Los jóvenes y tanto más cuanto más crecen en un mundo de juegos interactivos, sensaciones cambiantes e informaciones efímeras, obtienen los conocimientos sin orden ni reflexión sino llaneando, clickeando, viajando, videando. Representan día a día a una nueva criatura que se aleja antropológicamente del maestro aunque se agrupen en la misma habitación. La mayoría no son agresivos, pero la generalidad carece de todo interés por la asignatura. O bien, de la misma manera que el veterano maestro considera extraños a sus alumnos recientes, los alumnos ven un zombi en su educador. Casi todo lo que más les importa a ellos le importa un comino al maestro, y al revés. Uno y otro sienten su desdén y su incomunicación rotunda. Pero ¿cómo educar sin comunicación?

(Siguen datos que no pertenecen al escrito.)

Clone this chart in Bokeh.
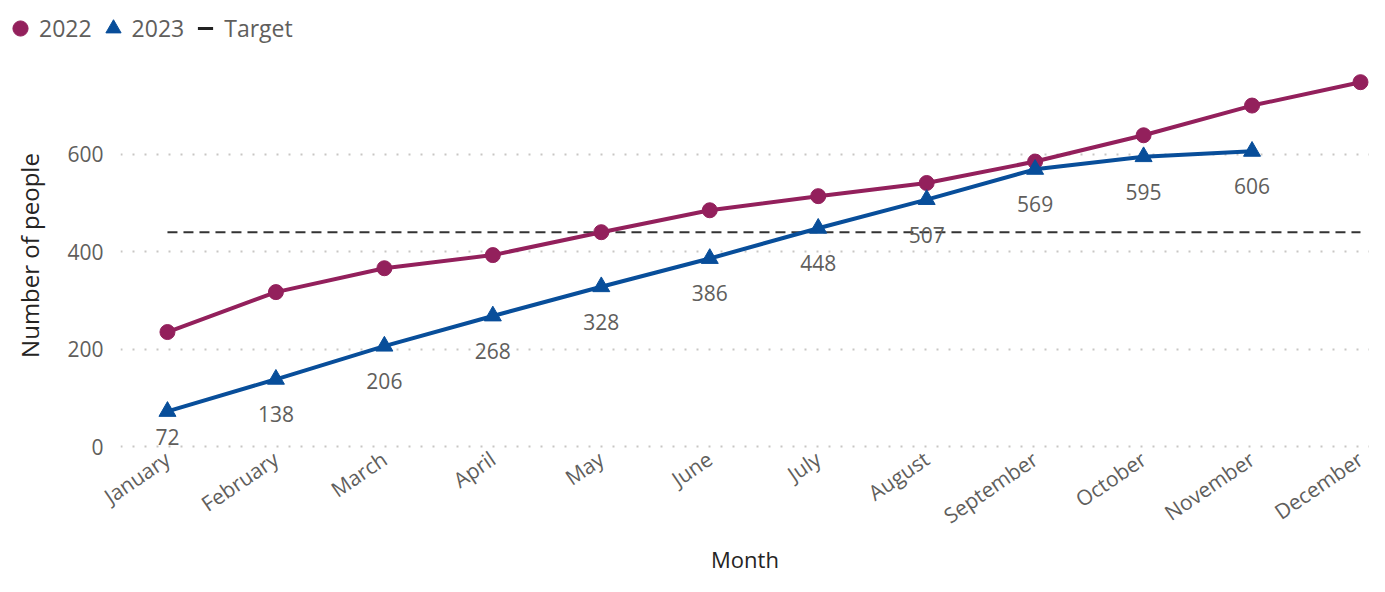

O también, ¿cómo comunicar desdeñando?

La violencia en las aulas se trufará de factores diversos pero uno es capital: esta escuela no interesa a los escolares. Aun sin agresiones físicas, profesores y alumnos viven bajo una permanente tortura. La penitencia que proviene de hallarse obligatoriamente juntos y no participar en lo más primordial. Siendo lo primordial, de un lado, el modo escogido para hacer sabroso el saber y, de otro, el menú concreto del saber que pretende servirse.